Syria’s ancient cultural heritage is disappearing: Tel Ajaja and its irreplaceable Assyrian artifacts are the latest victims of the more than five-year civil war. The full extent of the damage done during ISIS' two-year control of the area is now clear, say archaeologists: some 40 percent of the 4000-year-old city known to history as Shadikanni was destroyed, the Gulf News reported.
The terrorist movement even systemically uncovered areas not yet excavated, finding irreplaceable artifacts that they either destroyed, or may have "saved" for sale on the black market, Syrian archaeologists told the website.
Tel Ajaja, located in the north-eastern province Hasakeh, was one of the main cities of the Assyrian Empire, which flourished in the first millennium BCE.
Other casualties of war
All of human history has passed through the Levant. Yet not all of the damage to the region's heritage has been wreaked by the Islamic State. Much of the birthplace of modern civilization and its archaeological clues lie in regions wracked by war.

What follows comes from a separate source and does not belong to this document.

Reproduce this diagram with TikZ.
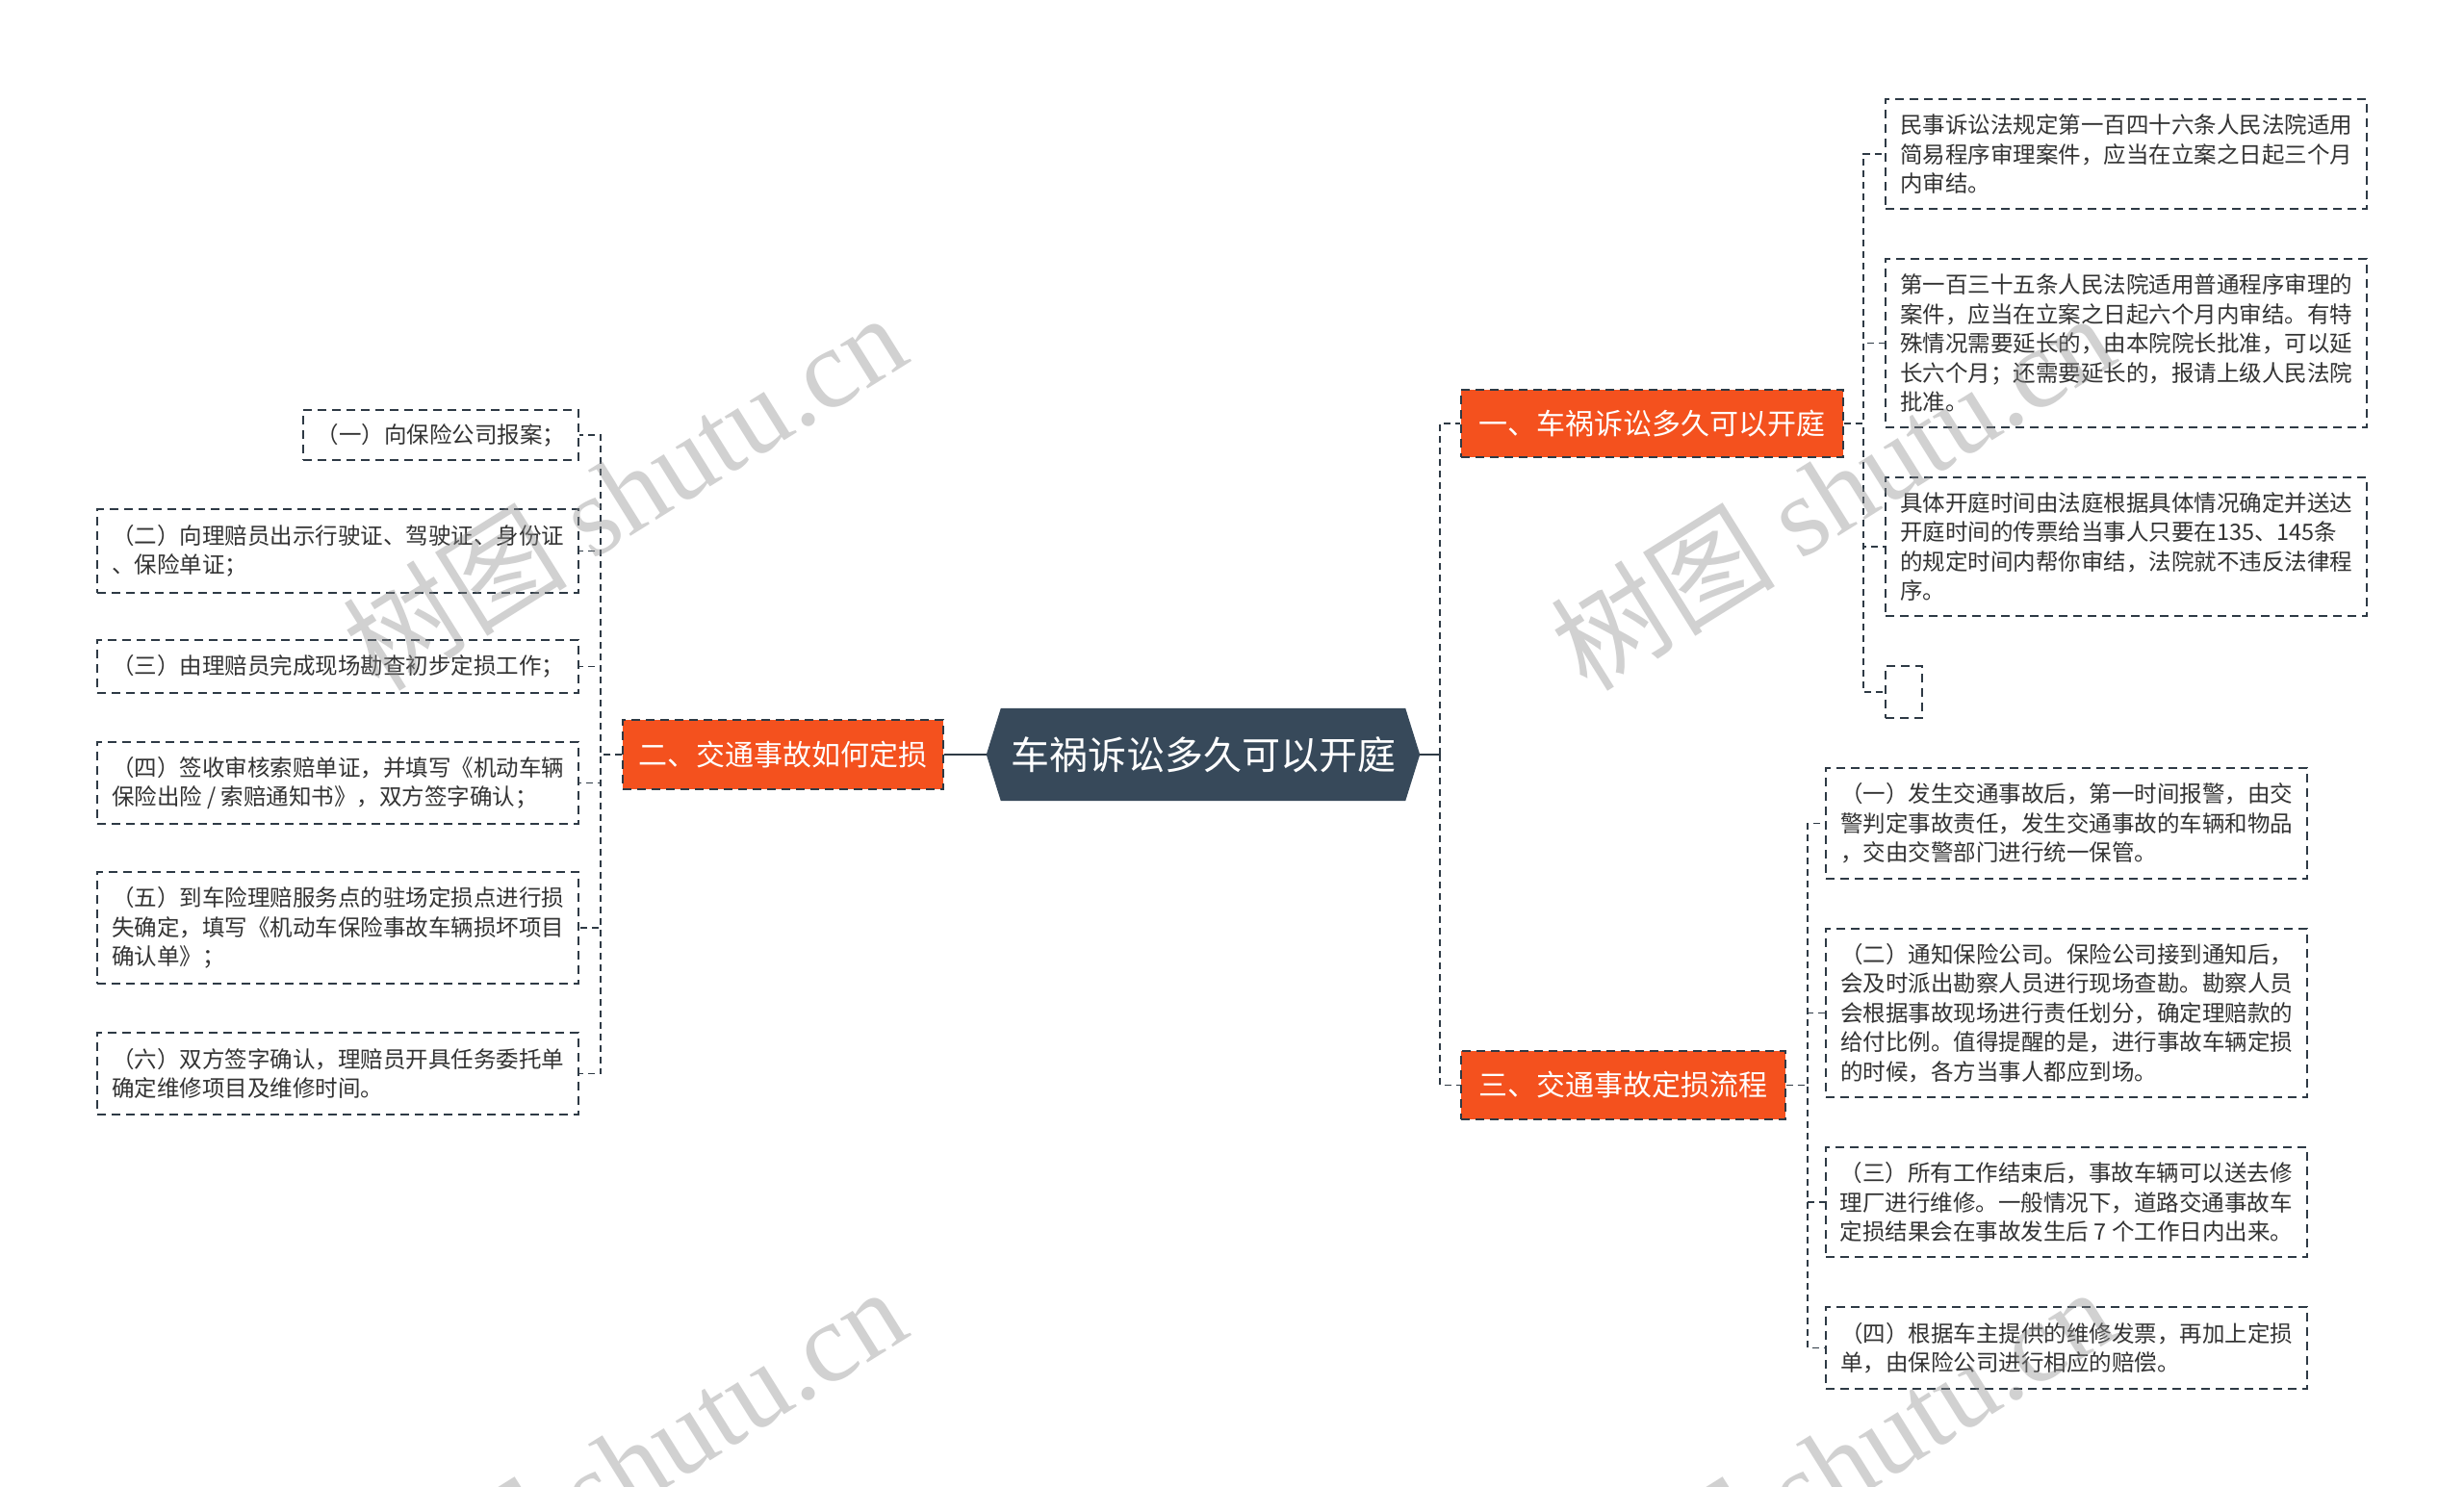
\documentclass[tikz,border=0pt]{standalone}
\usepackage{fontspec}
\setmainfont{Noto Sans CJK SC}
\newfontfamily\wmlatin{Liberation Serif}
\usetikzlibrary{backgrounds}
\definecolor{lineC}{HTML}{2E3A45}
\definecolor{orangeC}{HTML}{F4511E}
\definecolor{darkC}{HTML}{37495A}
\definecolor{textC}{HTML}{333333}
\begin{document}
\begin{tikzpicture}[x=1pt,y=-1pt,
  leaf/.style={draw=lineC, line width=1.8pt, dash pattern=on 9pt off 6pt, fill=white,
    inner sep=0pt, align=left, text=textC, font=\fontsize{23.5}{30.5}\selectfont},
  branch/.style={draw=lineC, line width=1.8pt, dash pattern=on 9pt off 6pt, fill=orangeC,
    inner sep=0pt, text=white, font=\fontsize{30}{34}\selectfont},
  rootbox/.style={inner sep=0pt, text=white, font=\fontsize{40}{46}\selectfont},
  conn/.style={draw=lineC, line width=1.8pt, dash pattern=on 7pt off 5pt},
  solidconn/.style={draw=lineC, line width=2.2pt},
  wm/.style={text=black!45, text opacity=0.4, font=\fontsize{117}{125}\selectfont, inner sep=0pt}
]
\useasboundingbox (0,0) rectangle (2560,1545);
\begin{pgfonlayer}{background}
\fill[white] (0,0) rectangle (2560,1545);
\end{pgfonlayer}

% root
\node[rootbox, minimum width=450pt, minimum height=96pt] (c) at (1250,784) {车祸诉讼多久可以开庭};
\begin{pgfonlayer}{background}
\fill[darkC] (c.west) -- ([xshift=15pt]c.north west) -- ([xshift=-15pt]c.north east) -- (c.east)
  -- ([xshift=-15pt]c.south east) -- ([xshift=15pt]c.south west) -- cycle;
\end{pgfonlayer}

% branches
\node[branch, minimum width=397pt, minimum height=70pt] (n1) at (1716.5,440) {一、车祸诉讼多久可以开庭};
\node[branch, minimum width=333pt, minimum height=72pt] (n2) at (813.5,784) {二、交通事故如何定损};
\node[branch, minimum width=337pt, minimum height=71pt] (n3) at (1686.5,1127.5) {三、交通事故定损流程};

% left leaves
\node[leaf, minimum width=286pt, minimum height=52pt] (b1) at (458,452) {（一）向保险公司报案；};
\node[leaf, minimum width=500pt, minimum height=87pt] (b2) at (351,572.5) {（二）向理赔员出示行驶证、驾驶证、身份证\\、保险单证；};
\node[leaf, minimum width=500pt, minimum height=55pt] (b3) at (351,692.5) {（三）由理赔员完成现场勘查初步定损工作；};
\node[leaf, minimum width=500pt, minimum height=85pt] (b4) at (351,813.5) {（四）签收审核索赔单证，并填写《机动车辆\\保险出险 / 索赔通知书》，双方签字确认；};
\node[leaf, minimum width=500pt, minimum height=116pt] (b5) at (351,964) {（五）到车险理赔服务点的驻场定损点进行损\\失确定，填写《机动车保险事故车辆损坏项目\\确认单》；};
\node[leaf, minimum width=500pt, minimum height=85pt] (b6) at (351,1115.5) {（六）双方签字确认，理赔员开具任务委托单\\确定维修项目及维修时间。};

% right leaves of n1
\node[leaf, minimum width=500pt, minimum height=114pt] (a1) at (2209,160) {民事诉讼法规定第一百四十六条人民法院适用\\简易程序审理案件，应当在立案之日起三个月\\内审结。};
\node[leaf, minimum width=500pt, minimum height=175pt] (a2) at (2209,356.5) {第一百三十五条人民法院适用普通程序审理的\\案件，应当在立案之日起六个月内审结。有特\\殊情况需要延长的，由本院院长批准，可以延\\长六个月；还需要延长的，报请上级人民法院\\批准。};
\node[leaf, minimum width=500pt, minimum height=144pt] (a3) at (2209,568) {具体开庭时间由法庭根据具体情况确定并送达\\开庭时间的传票给当事人只要在135、145条\\的规定时间内帮你审结，法院就不违反法律程\\序。};
\node[leaf, minimum width=38pt, minimum height=54pt] (a4) at (1978,719) {};

% right leaves of n3
\node[leaf, minimum width=500pt, minimum height=115pt] (c1) at (2147,855.5) {（一）发生交通事故后，第一时间报警，由交\\警判定事故责任，发生交通事故的车辆和物品\\，交由交警部门进行统一保管。};
\node[leaf, minimum width=500pt, minimum height=175pt] (c2) at (2147,1052.5) {（二）通知保险公司。保险公司接到通知后，\\会及时派出勘察人员进行现场查勘。勘察人员\\会根据事故现场进行责任划分，确定理赔款的\\给付比例。值得提醒的是，进行事故车辆定损\\的时候，各方当事人都应到场。};
\node[leaf, minimum width=500pt, minimum height=114pt] (c3) at (2147,1249) {（三）所有工作结束后，事故车辆可以送去修\\理厂进行维修。一般情况下，道路交通事故车\\定损结果会在事故发生后 7 个工作日内出来。};
\node[leaf, minimum width=500pt, minimum height=85pt] (c4) at (2147,1400.5) {（四）根据车主提供的维修发票，再加上定损\\单，由保险公司进行相应的赔偿。};

% bus coordinates
\coordinate (busR) at (1496,784);
\coordinate (busL) at (624,784);
\coordinate (busA) at (1936,440);
\coordinate (busC) at (1878,1127.5);

% connectors
\draw[solidconn] (c.west) -- (n2.east);
\draw[solidconn] (c.east) -- (busR);
\draw[conn] (busR) |- (n1.west);
\draw[conn] (busR) |- (n3.west);

\foreach \k in {b1,b2,b3,b4,b5,b6}{
  \draw[conn] (n2.west) -- (busL) |- (\k.east);
}
\foreach \k in {a1,a2,a3,a4}{
  \draw[conn] (n1.east) -- (busA) |- (\k.west);
}
\foreach \k in {c1,c2,c3,c4}{
  \draw[conn] (n3.east) -- (busC) |- (\k.west);
}

% watermarks
\node[wm, rotate=32] (w1) at (648,510) {树图 {\wmlatin shutu.cn}};
\node[wm, rotate=32] (w2) at (1903,510) {树图 {\wmlatin shutu.cn}};
\node[wm, rotate=32] (w3) at (648,1522) {树图 {\wmlatin shutu.cn}};
\node[wm, rotate=32] (w4) at (1903,1522) {树图 {\wmlatin shutu.cn}};
\end{tikzpicture}
\end{document}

Syria, one of the world’s richest archaeological areas, has been in the front line since civil war erupted in 2011. Ancient ruins of cities and fortresses from Assyrian, Greek, Roman and Byzantine eras are used as cannon mounts and weapon depots.

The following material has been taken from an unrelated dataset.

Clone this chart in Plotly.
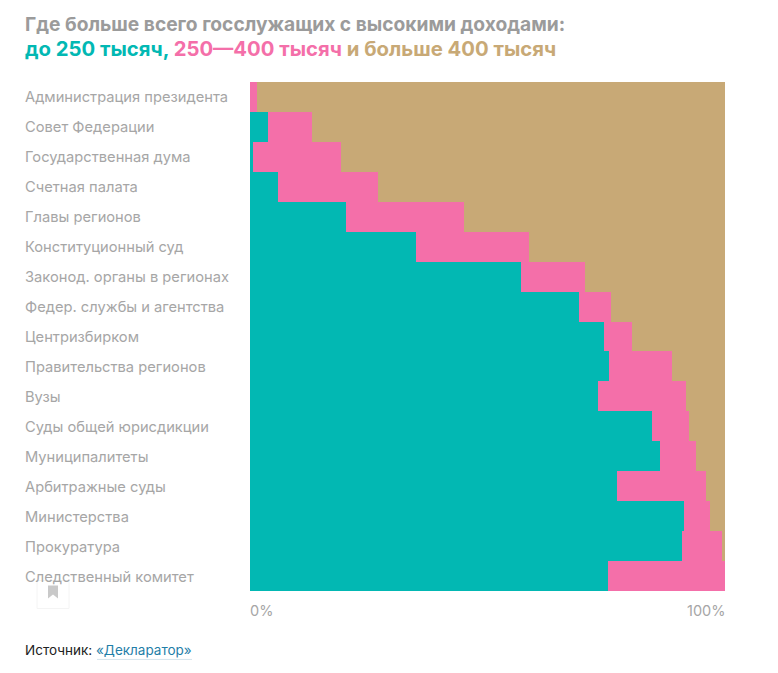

ISIS however, similarly to the Taliban in Afghanistan before it, deliberately took aim at the local cultural heritage.
Its forces captured Tel Ajaja in 2014. What followed was two years of systematic pillaging and looting, and destruction, attested by photographs, of statues, cuneiform tablets treasures and buildings, before Kurdish rebels finally drove them off this February. Some 40% of the Assyrian site was destroyed, according to the report.
“The devastation in Syria and destruction of cultural heritage is tied to the systematic targeting of civilian populations in ways that are intended to eliminate any trace of their history. It is not just that we are losing heritage that we all share, but that we are seeing efforts to erase cultural identities as part of the conflict,” Dr. Brian I. Daniels, director of Penn Museum’s Cultural Heritage Center, told Haaretz.
When ISIS captured the oasis town of Palmyra in May 2016, they crushed a 15-ton lion statue and destroyed funeral portraits from Roman times. In August 2015, they blew up the temple to the Semitic god Baalshamin.
“Careful analysis of satellite images by the American Association for the Advancement of Science showed that five out of six World Heritage sites showed damage," Daniels says. "Tentative World Heritage sites have been damaged as well. By April 2014, 76% of the site of Dura-Europos inside the city walls had been looted. Reports from colleagues inside the country have indicated that the damage is extensive and widespread and touches every part of the country."
However, ISIS' intentions go beyond erasing cultural heritage. The origin of looted artifacts is difficult to pin down, but clearly, sites it controls are being massively looted and artifacts are being trafficked in the black market.
The age-old objects that ISIS is digging up and selling are what the experts have dubbed "blood antiquities" because they are being sold to finance war – to buy weapons, or to finance terrorism.
According to UNESCO, the plundering has reached "an industrial scale." Satellite images of the 5000-year-old Bronze Age city of Mari revealed 1,286 pits dug by looters.
In an even worse state was the Roman border cities of Dura-Europos, where experts counted 3750 holes, some dug so near to one another that they merged.
But then, ISIS does not bear sole responsibility for the devastation of cultural heritage in Syria. When the 800-year-old medieval fortress Krak des Chevaliers, one of the world's best preserved Crusader fortresses, was captured by Syrian rebels in 2012, the Syrian regime bombed the Crusader chapel into dust before regaining control in 2014.
Some archaeologists inside Syria are taking heroic action to protect what they can of the remaining cultural heritage.
“The Safeguarding the Heritage of Syria and Iraq (SHOSI) Project has been working to provide Syrian museum curators, conservators, and civil society activists with the resources that they need to protect key heritage sites," Daniels told Haaretz. "Much of this work is not public for reasons of security, but one effort that is well known is the effort to sandbag the immoveable mosaics at the Ma'arra Mosaic Museum.”
In June 2015, the museum, in the northern Syrian town of Maaret al-Numan, was badly damaged by a barrel bomb dropped by the Assad regime. The mosaic collection was largely secured by the sandbagging project.